Monday, January 12, 2009

Fighting for the future

Twenty-eight hours is a long time to spend sitting on your butt in a cool hotel meeting room with bad acoustics.

But it was worth it. Leaders from The Newspaper Guild and the broadcasting and printing sectors of the Communications Workers of America met in wintry Baltimore for three long days of meetings to come up with ways to protect jobs and help save the news industry.

"It's really tough right now, and there's a lot of despair," said Guild President Bernie Lunzer. But we think if we work together, we can kill the despair with hope."

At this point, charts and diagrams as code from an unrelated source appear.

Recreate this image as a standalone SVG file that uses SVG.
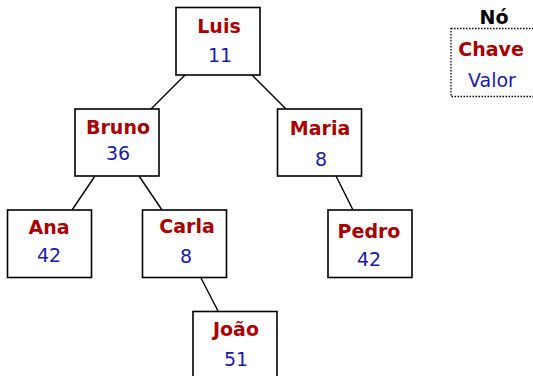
<svg xmlns="http://www.w3.org/2000/svg" width="533" height="376" viewBox="0 0 533 376">
<style>
.box{fill:#fff;stroke:#000;stroke-width:1.6}
.k{font-family:"DejaVu Sans",sans-serif;font-weight:bold;font-size:19px;fill:#aa0000;text-anchor:middle}
.v{font-family:"DejaVu Sans",sans-serif;font-size:19px;fill:#1a1aaa;text-anchor:middle}
.e{stroke:#000;stroke-width:1.4;fill:none}
</style>
<rect width="533" height="376" fill="#fff"/>
<g id="edges">
<line class="e" x1="185" y1="75" x2="151" y2="109"/>
<line class="e" x1="252" y1="75" x2="286" y2="109"/>
<line class="e" x1="95" y1="176" x2="72" y2="210"/>
<line class="e" x1="139" y1="176" x2="162" y2="210"/>
<line class="e" x1="336" y1="176" x2="353" y2="210"/>
<line class="e" x1="201" y1="278" x2="218" y2="311"/>
</g>
<g id="luis"><rect class="box" x="176" y="7.5" width="84" height="67.5"/><text class="k" x="219" y="33">Luis</text><text class="v" x="220" y="62">11</text></g>
<g id="bruno"><rect class="box" x="75" y="109" width="84" height="67"/><text class="k" x="118" y="134">Bruno</text><text class="v" x="118" y="160">36</text></g>
<g id="maria"><rect class="box" x="277.5" y="109" width="84" height="67"/><text class="k" x="320" y="135">Maria</text><text class="v" x="321" y="166">8</text></g>
<g id="ana"><rect class="box" x="7.5" y="210" width="84" height="67.5"/><text class="k" x="49" y="234">Ana</text><text class="v" x="49" y="262">42</text></g>
<g id="carla"><rect class="box" x="142.5" y="210" width="84" height="67.5"/><text class="k" x="187" y="233">Carla</text><text class="v" x="186" y="263">8</text></g>
<g id="pedro"><rect class="box" x="328" y="210" width="84" height="67.5"/><text class="k" x="369" y="238">Pedro</text><text class="v" x="369" y="266">42</text></g>
<g id="joao"><rect class="box" x="193" y="311.5" width="84" height="70"/><text class="k" x="236" y="336">João</text><text class="v" x="236" y="366">51</text></g>
<g id="legend">
<rect x="451" y="28.5" width="90" height="68" fill="none" stroke="#000" stroke-width="1.3" stroke-dasharray="1.5,1.5"/>
<text x="494" y="24" font-family="DejaVu Sans,sans-serif" font-weight="bold" font-size="19" fill="#000" text-anchor="middle">Nó</text>
<text class="k" x="491" y="56">Chave</text>
<text class="v" x="492" y="87">Valor</text>
</g>
</svg>
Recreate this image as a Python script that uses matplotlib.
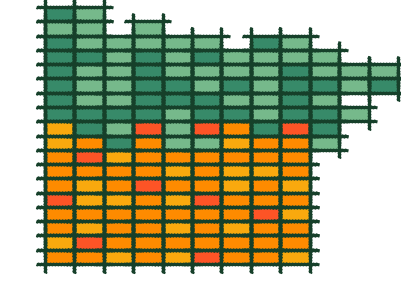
import numpy as np
import matplotlib.pyplot as plt
from matplotlib.colors import ListedColormap

# one string per column, read from bottom row to top row, '.' = empty cell
columns = [
    "OYOOROOOYYDDDDDDLD",
    "ORYOYYORODDLLLDLLL",
    "YOOOYOOYDLDLLLLL..",
    "OOOOOROOORDDDDDLL.",
    "YOYOYOYOLLLDDLLL..",
    "ROOOROOOLRDDLLDL..",
    "OOYOOYYOYODLDLL...",
    "OOOROOYOODLLLLLD..",
    "YOOYOYOOORDDDDLL..",
    "........LDDLDLL...",
    "..........L.LL....",
    "............DL....",
]

codes = ["D", "L", "O", "Y", "R"]
colours = ["#378a69", "#76b98b", "#fe8b00", "#f9a90e", "#fd5426"]
line_colour = "#16402a"

n_cols = len(columns)
n_rows = len(columns[0])

grid = np.full((n_rows, n_cols), np.nan)
for c, col in enumerate(columns):
    for r, ch in enumerate(col):
        if ch in codes:
            grid[r, c] = codes.index(ch)

fig = plt.figure(figsize=(4.02, 2.94), dpi=100)
ax = fig.add_axes([45 / 402, 30 / 294, 353 / 402, 257 / 294])

ax.pcolormesh(np.arange(n_cols + 1), np.arange(n_rows + 1),
              np.ma.masked_invalid(grid), cmap=ListedColormap(colours),
              vmin=-0.5, vmax=len(codes) - 0.5)

# rough cell outlines, every edge overshoots a little
dx, dy = 0.3, 0.6
for c in range(n_cols):
    for r in range(n_rows):
        if np.isnan(grid[r, c]):
            continue
        segs = [
            ([c - dx, c + 1 + dx], [r, r]),
            ([c - dx, c + 1 + dx], [r + 1, r + 1]),
            ([c, c], [r - dy, r + 1 + dy]),
            ([c + 1, c + 1], [r - dy, r + 1 + dy]),
        ]
        for xs, ys in segs:
            ln, = ax.plot(xs, ys, color=line_colour, lw=2.2,
                          solid_capstyle="butt", clip_on=False)
            ln.set_sketch_params(0.5, 3, 1)

ax.set_xlim(0, n_cols)
ax.set_ylim(0, n_rows)
ax.axis("off")

fig.savefig("out.png", dpi=100)
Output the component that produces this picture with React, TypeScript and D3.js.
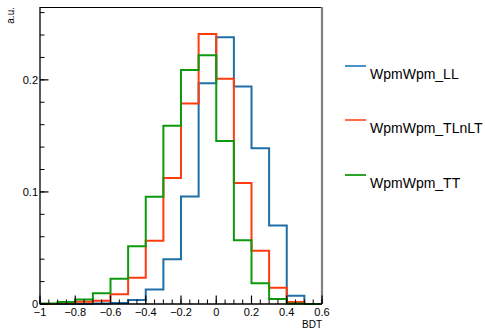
import * as d3 from 'd3';

// bin edges: -1 .. 0.6, width 0.1
const binEdges = [-1, -0.9, -0.8, -0.7, -0.6, -0.5, -0.4, -0.3, -0.2, -0.1, 0, 0.1, 0.2, 0.3, 0.4, 0.5, 0.6];

const llValues = [0, 0, 0, 0.0005, 0.001, 0.0036, 0.013, 0.04, 0.096, 0.197, 0.238, 0.194, 0.139, 0.07, 0.0074, 0];
const tlnltValues = [0, 0.001, 0.002, 0.003, 0.0087, 0.0235, 0.0565, 0.1125, 0.179, 0.241, 0.201, 0.108, 0.0476, 0.0146, 0.0018, 0];
const ttValues = [0.0005, 0.0018, 0.004, 0.0095, 0.0226, 0.0515, 0.0958, 0.159, 0.2087, 0.222, 0.1455, 0.0569, 0.0185, 0.0045, 0.0005, 0];

const seriesNames = ['WpmWpm_LL', 'WpmWpm_TLnLT', 'WpmWpm_TT'];
const seriesColors = ['#1f6fa6', '#ff3b10', '#0f990f'];
const legendColors = ['#4a93c6', '#ff6a4a', '#2aa52a'];

const xMajor = [-1, -0.8, -0.6, -0.4, -0.2, 0, 0.2, 0.4, 0.6];
const yMajor = [0, 0.1, 0.2];

export default function App() {
  const W = 485, H = 329;
  const left = 40, right = 322, top = 7, bottom = 304;

  const x = d3.scaleLinear().domain([-1, 0.6]).range([left, right]);
  const y = d3.scaleLinear().domain([0, 0.265]).range([bottom, top]);

  const step = d3.line<[number, number]>()
    .x(d => x(d[0]))
    .y(d => y(d[1]))
    .curve(d3.curveStepAfter);

  const histPath = (vals: number[]) => {
    const pts: [number, number][] = vals.map((v, i) => [binEdges[i], v]);
    pts.push([binEdges[binEdges.length - 1], vals[vals.length - 1]]);
    return step(pts) || '';
  };

  const allSeries = [llValues, tlnltValues, ttValues];

  const xMinor = d3.range(-1, 0.6001, 0.05).map(v => +v.toFixed(2));
  const yMinor = d3.range(0, 0.2601, 0.02).map(v => +v.toFixed(2));

  const fmt = (v: number) => {
    const s = String(+v.toFixed(1));
    return s.replace('-', '\u2212');
  };

  const font = 'Liberation Sans, Arial, Helvetica, sans-serif';
  const legendY = [66, 120, 175];

  return (
    <svg width={W} height={H} style={{ position: 'absolute', left: 0, top: 0, background: '#fff' }}
      fontFamily={font}>
      <rect x={0} y={0} width={W} height={H} fill="#fff" />

      {allSeries.map((vals, i) => (
        <path key={i} d={histPath(vals)} fill="none" stroke={seriesColors[i]} strokeWidth={2} />
      ))}

      {/* frame */}
      <line x1={left} x2={right} y1={top + 0.5} y2={top + 0.5} stroke="#000" strokeWidth={1} />
      <line x1={right} x2={right} y1={top} y2={bottom} stroke="#808080" strokeWidth={2.2} />
      <line x1={left} x2={left} y1={top} y2={bottom + 0.5} stroke="#000" strokeWidth={1.3} />
      <line x1={left} x2={right} y1={bottom} y2={bottom} stroke="#000" strokeWidth={1.3} />

      {/* y ticks */}
      {yMinor.map(v => (
        <line key={'ym' + v} x1={left} x2={left + 4.5} y1={y(v)} y2={y(v)} stroke="#000" strokeWidth={1} />
      ))}
      {yMajor.map(v => (
        <g key={'yM' + v}>
          <line x1={left} x2={left + 8.5} y1={y(v)} y2={y(v)} stroke="#000" strokeWidth={1.2} />
          <text x={left - 2} y={y(v) + 4} textAnchor="end" fontSize={11} fill="#000">{fmt(v)}</text>
        </g>
      ))}

      {/* x ticks */}
      {xMinor.map(v => (
        <line key={'xm' + v} x1={x(v)} x2={x(v)} y1={bottom} y2={bottom - 4.5} stroke="#000" strokeWidth={1} />
      ))}
      {xMajor.map(v => (
        <g key={'xM' + v}>
          <line x1={x(v)} x2={x(v)} y1={bottom} y2={bottom - 8.5} stroke="#000" strokeWidth={1.2} />
          <text x={x(v)} y={316} textAnchor="middle" fontSize={11} fill="#000">{fmt(v)}</text>
        </g>
      ))}

      {/* axis titles */}
      <text x={right} y={328} textAnchor="end" fontSize={10} fill="#000">BDT</text>
      <text transform="translate(14,7) rotate(-90)" textAnchor="end" fontSize={10} fill="#000">a.u.</text>

      {/* legend */}
      {seriesNames.map((name, i) => (
        <g key={name}>
          <line x1={345} x2={366} y1={legendY[i]} y2={legendY[i]} stroke={legendColors[i]} strokeWidth={2} />
          <text x={370} y={legendY[i] + 13} fontSize={14} fill="#000">{name}</text>
        </g>
      ))}
    </svg>
  );
}
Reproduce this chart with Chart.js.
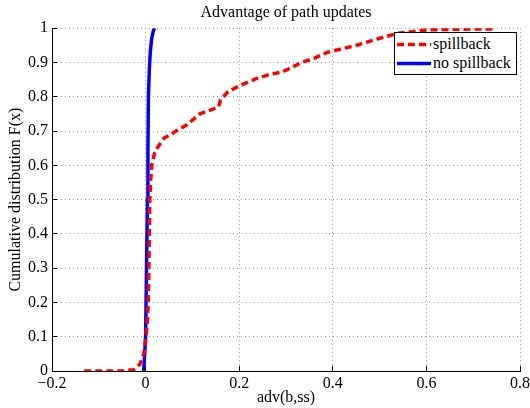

No, we didn't come up with a magical solution -- I wish we did-- but we did take several forward-looking steps. They include:

-- Establishing a task force to develop skills training programs for members.
-- Exploring non-traditional ownership arrangements -- including non-profit arrangements, employee stock option plans, public financial support, startups and hybrid models that combine traditional ownership and alternative approaches.
-- Launching community campaigns promoting the importance of journalism and newspapers.
-- Bargaining contract language that protects jobs.
-- Establishing cooperative relationships with management to find mutually beneficial solutions to make newspapers work.

Our new, merged California Media Workers Guild was well-represented with Media News mobilizers Carl Hall and Sara Steffens joining me, along with soon-departing Luther Jackson, former administrative officer of the San Jose Newspaper Guild, and Gloria LaRiva, head of our typographical sector. We were among 150 leaders from media unions in the U.S., Puerto Rico and Canada.

I can only speak for myself, of course, but I left feeling tired and a bit hopeful. There's a lot of work ahead if we're going to try to save newspapers from themselves (And we'll need your help). But it feels good to be doing something other than whining, moping and cursing our owners -- and something more innovative than laying people off.

Now, it's time for me to get some sleep.